Jika masa yang memungkinkan belajar telah lewat dan salah seorang diantara
mereka tidak belajar maka semuanya berdosa dan tidak sah bagi mereeka melakukan
sholat jum'at tetapi wajiib bagi
mereka melakukan sholat dzuhur. Demikianlah yang telah dikatakan Imam
Rofi'i".
Hamisy al-Muhibah dzil fadl Juz III hal: 231
( قَوْلُهُ وَكَوْنُهَمَا
أَيْ الْخُطْبَتَيْنِ بِالْعَرَبِيَّةِ
) أَيْ الْأَرْكَانُ
كَمَا فِى النِّهَايَةِ وَغَيْرِهَا زَادَ فِى التُّحْفَةِ دُوْنَ مَا عَدَاهَا، قَالَ ابْنُ قَاسِمِ يُفِيْدُ
أَنَّ كُوْنَ مَاعَدَا
الْأَرْكَانِ مِنْ
تَوَابِعِهَا بِغَيْرِ الْعَرَبِيَّةِ لاَ يَكُوْنُ مَانِعًا مِنَ الْمُوَالاَةِ.
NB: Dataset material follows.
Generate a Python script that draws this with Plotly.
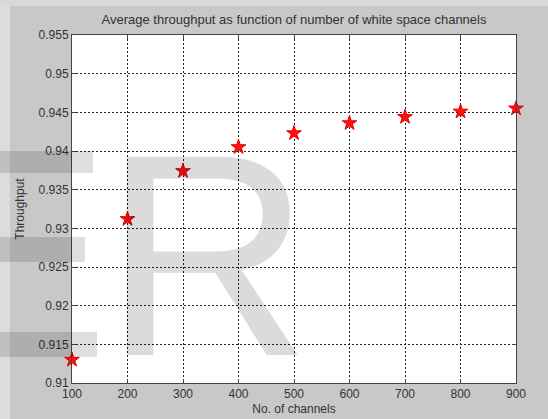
import plotly.graph_objects as go

channels = [100, 200, 300, 400, 500, 600, 700, 800, 900]
throughput = [0.9130, 0.9312, 0.9374, 0.9405, 0.9423, 0.9436, 0.9444, 0.9451, 0.9455]
y_ticks = [0.91, 0.915, 0.92, 0.925, 0.93, 0.935, 0.94, 0.945, 0.95, 0.955]
y_tick_labels = ["0.91", "0.915", "0.92", "0.925", "0.93", "0.935", "0.94", "0.945", "0.95", "0.955"]
x_ticks = [100, 200, 300, 400, 500, 600, 700, 800, 900]

W, H = 548, 419
L, R, T, B = 72, 32, 35, 36
PW, PH = W - L - R, H - T - B


def px(xp):
    return (xp - L) / PW


def py(yp):
    return (H - B - yp) / PH


fig = go.Figure()
fig.add_trace(go.Scatter(
    x=channels, y=throughput, mode="markers",
    marker=dict(symbol="star", size=11, color="#ff1010",
                line=dict(color="#e00000", width=1)),
    cliponaxis=False, showlegend=False,
))

shapes = []
# light strips at the figure edges
shapes.append(dict(type="rect", xref="paper", yref="paper", x0=px(0), x1=px(10), y0=py(H), y1=py(0),
                   fillcolor="#dcdcdc", line_width=0, layer="below"))
shapes.append(dict(type="rect", xref="paper", yref="paper", x0=px(0), x1=px(W), y0=py(6), y1=py(0),
                   fillcolor="#d8d8d8", line_width=0, layer="below"))
# watermark bars (parts of letters)
for (x0, x1, y0, y1) in [(0, 93, 151, 173), (0, 85, 237, 262), (0, 97, 332, 357)]:
    shapes.append(dict(type="rect", xref="paper", yref="paper",
                       x0=px(x0), x1=px(x1), y0=py(y1), y1=py(y0),
                       fillcolor="rgba(0,0,0,0.13)", line_width=0, layer="above"))

fig.update_layout(
    width=W, height=H,
    margin=dict(l=L, r=R, t=T, b=B, pad=0, autoexpand=False),
    paper_bgcolor="#c8c8c8",
    plot_bgcolor="white",
    title=dict(text="Average throughput as function of number of white space channels",
               x=0.5, xanchor="center", y=1 - 19 / H, yanchor="middle",
               xref="paper",
               font=dict(family="Liberation Sans, Arial", size=13, color="#333333")),
    font=dict(family="Liberation Sans, Arial", size=12, color="#333333"),
    shapes=shapes,
    annotations=[dict(text="R", x=px(117), y=py(255), height=200,
                      xref="paper", yref="paper", xanchor="left", yanchor="middle",
                      valign="middle", showarrow=False, xshift=-16,
                      font=dict(family="Liberation Sans, Arial", size=288, color="rgba(0,0,0,0.14)"))],
)

fig.update_xaxes(
    range=[100, 900], tickvals=x_ticks, ticks="inside", ticklen=4, tickcolor="#444444",
    showline=True, linecolor="#444444", linewidth=1, mirror="ticks",
    showgrid=True, gridcolor="#222222", griddash="2px,2px", gridwidth=1,
    zeroline=False, automargin=False,
    title=dict(text="No. of channels", standoff=4, font=dict(size=12, color="#333333")),
    tickfont=dict(size=12, color="#333333"),
)
fig.update_yaxes(
    range=[0.91, 0.955], tickvals=y_ticks, ticktext=y_tick_labels, ticks="inside", ticklen=4,
    tickcolor="#444444",
    showline=True, linecolor="#444444", linewidth=1, mirror="ticks",
    showgrid=True, gridcolor="#222222", griddash="2px,2px", gridwidth=1,
    zeroline=False, automargin=False,
    title=dict(text="Throughput", standoff=11, font=dict(size=12, color="#333333")),
    tickfont=dict(size=12, color="#333333"),
)

fig.write_html("out.html", config={"displayModeBar": False},
               post_script="document.body.style.margin='0';document.body.style.padding='0';"
                           "document.body.style.overflow='hidden';")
( Perkataan mushonnif Keadaan dua khutbah menggunakan bahasa Arab ) artinya
rukun-rukun khutbah sebagaimana tersebut dalam kitab An-Nihayah dan lainnya.
Dalam kitab at Tuhfah mushonnif menambahkan: "bukan selain khutbah"
Ibnu Qosim berkata bahwa keadaan selain rukun-rukun memberi faedah terhadap
hal-hal yang mengikuti khutbah tanpa berbahasa Arab tidaklah mencegah muwalat.